The cast here is ideal for a film that begins with disaster written over it. Jude Law as this English man living in the futuristic US is deeply devilish with a vigour and becomes a sympathetic man when we leave the theatre. Forest Whitaker is active, animated and makes Jake a lovable troublesome friend. He makes Jake not completely evil but with a touch of human and a possessive child in an adult body. And what can we say about Liev Schrieber, an equivalent charismatic man as Aaron Eckhart in “Thank you for Smoking” and to act out a deservingly hatable Frank.

The film sinks as it sails along to reach the inevitable destination of poor film making. At least it appeared so and it also takes the trouble of giving more reasons to flinch and wonder how much farther they are going to take this blood fountain. In the final act of Remy and his new love Beth (Alice Braga), similar to the “Old Boy” styled stunt with slice, chop, cut, stomp with distasteful sharp objects, they enter this server room (there is always a server room) to delete their accounts. Alas, they do not have a keyboard but a scanner. Director Miguel Sapochnik then goes into the darkest poetry you fathomed and begins love, flesh (literal) and organs being dug into the live body.

Then the unthinkable happens, a twist which always was in patches escaping by me makes to rethink major part of the film in a different perspective. In that, everything makes sense and not as a plot filler but a genuine utilization of the twist. It is not a huge surprise of revelation because you know it coming for most part in your subconscious mind. The reevaluation is the whole presentation of the film. Suddenly you see the reasoning for the detail in which Sapochnik went on to paint a flinching para of distasteful poem. The characters that did not make it out of a paper cut from a poster gets a make over.
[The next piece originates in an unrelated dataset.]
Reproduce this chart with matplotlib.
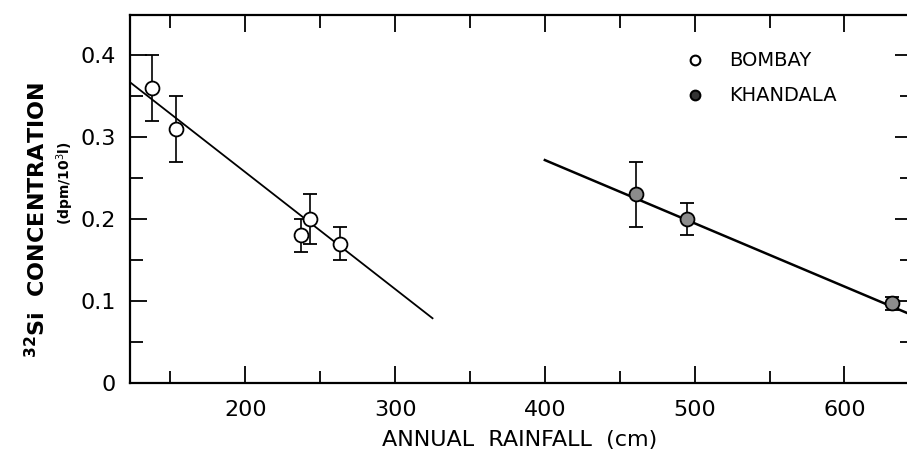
import matplotlib
matplotlib.use("Agg")
import matplotlib.pyplot as plt

# Bombay (offene Kreise)
bombay_regen = [138, 154, 237, 243, 263]
bombay_si = [0.36, 0.31, 0.18, 0.20, 0.17]
bombay_fehler = [0.04, 0.04, 0.02, 0.03, 0.02]

# Khandala (gefuellte Kreise)
khandala_regen = [461, 495, 632]
khandala_si = [0.23, 0.20, 0.097]
khandala_fehler = [0.04, 0.02, 0.008]

# Regressionsgeraden (Endpunkte)
linie1_x = [123, 325]
linie1_y = [0.367, 0.079]
linie2_x = [400, 645]
linie2_y = [0.272, 0.083]

plt.rcParams['font.family'] = ['DejaVu Sans']

fig = plt.figure(figsize=(9.07, 4.59), dpi=100)
ax = fig.add_axes([0.1433, 0.1656, 0.862, 0.8017])

ax.plot(linie1_x, linie1_y, color='black', lw=1.3)
ax.plot(linie2_x, linie2_y, color='black', lw=1.8)

ax.errorbar(bombay_regen, bombay_si, yerr=bombay_fehler, fmt='o', ms=10,
            mfc='white', mec='black', mew=1.3, ecolor='black', elinewidth=1.2,
            capsize=5, capthick=1.2, zorder=3)
ax.errorbar(khandala_regen, khandala_si, yerr=khandala_fehler, fmt='o', ms=10,
            mfc='0.55', mec='black', mew=1.3, ecolor='black', elinewidth=1.2,
            capsize=5, capthick=1.2, zorder=3)

# Legende als Text
ax.plot([500], [0.394], 'o', ms=7, mfc='white', mec='black', mew=1.5)
ax.plot([500], [0.351], 'o', ms=7, mfc='0.2', mec='black', mew=1.5)
ax.text(523, 0.394, 'BOMBAY', fontsize=14, va='center')
ax.text(523, 0.351, 'KHANDALA', fontsize=14, va='center')

ax.set_xlim(123, 645)
ax.set_ylim(0, 0.449)
ax.set_xticks([200, 300, 400, 500, 600])
ax.set_xticks([150, 250, 350, 450, 550], minor=True)
ax.set_yticks([0, 0.1, 0.2, 0.3, 0.4])
ax.set_yticklabels(['0', '0.1', '0.2', '0.3', '0.4'])
ax.set_yticks([0.05, 0.15, 0.25, 0.35], minor=True)
ax.tick_params(which='both', direction='in', top=True, right=True,
               width=1.3, labelsize=16)
ax.tick_params(axis='x', pad=12)
ax.tick_params(axis='y', pad=10)
ax.tick_params(which='major', length=12)
ax.tick_params(which='minor', length=9)
for s in ax.spines.values():
    s.set_linewidth(1.6)

fig.text(0.573, 0.041, 'ANNUAL  RAINFALL  (cm)', fontsize=16,
         ha='center', va='center')
fig.text(0.04, 0.52, r'$^{\mathbf{32}}$Si  CONCENTRATION', rotation=90,
         fontsize=16, fontweight='bold', ha='center', va='center')
fig.text(0.072, 0.6, '(dpm/10$^3$l)', rotation=90, fontsize=10,
         fontweight='bold', ha='center', va='center')

fig.savefig('out.png', dpi=100)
I am definitely divided in coming up with a solid verdict for “Repo Men”. On one end it is this commercial R-rated entertainer being there to satiate these video game fans and follows the plot structure like several other failed blockbusters. Then there is the ingenuity of the ending and this is definitely me (as much as every review is the subjective opinion of myself). Now I cannot recommend for the unimpressive presentation and at the same time I want to recommend because the director makes an artistic blunder to prove his point. It is as Remy tells in an unexplainable no sense story about a cat being put in a box with a poisonous gas, being in the state of living and dead. “Repo Men” is exactly that.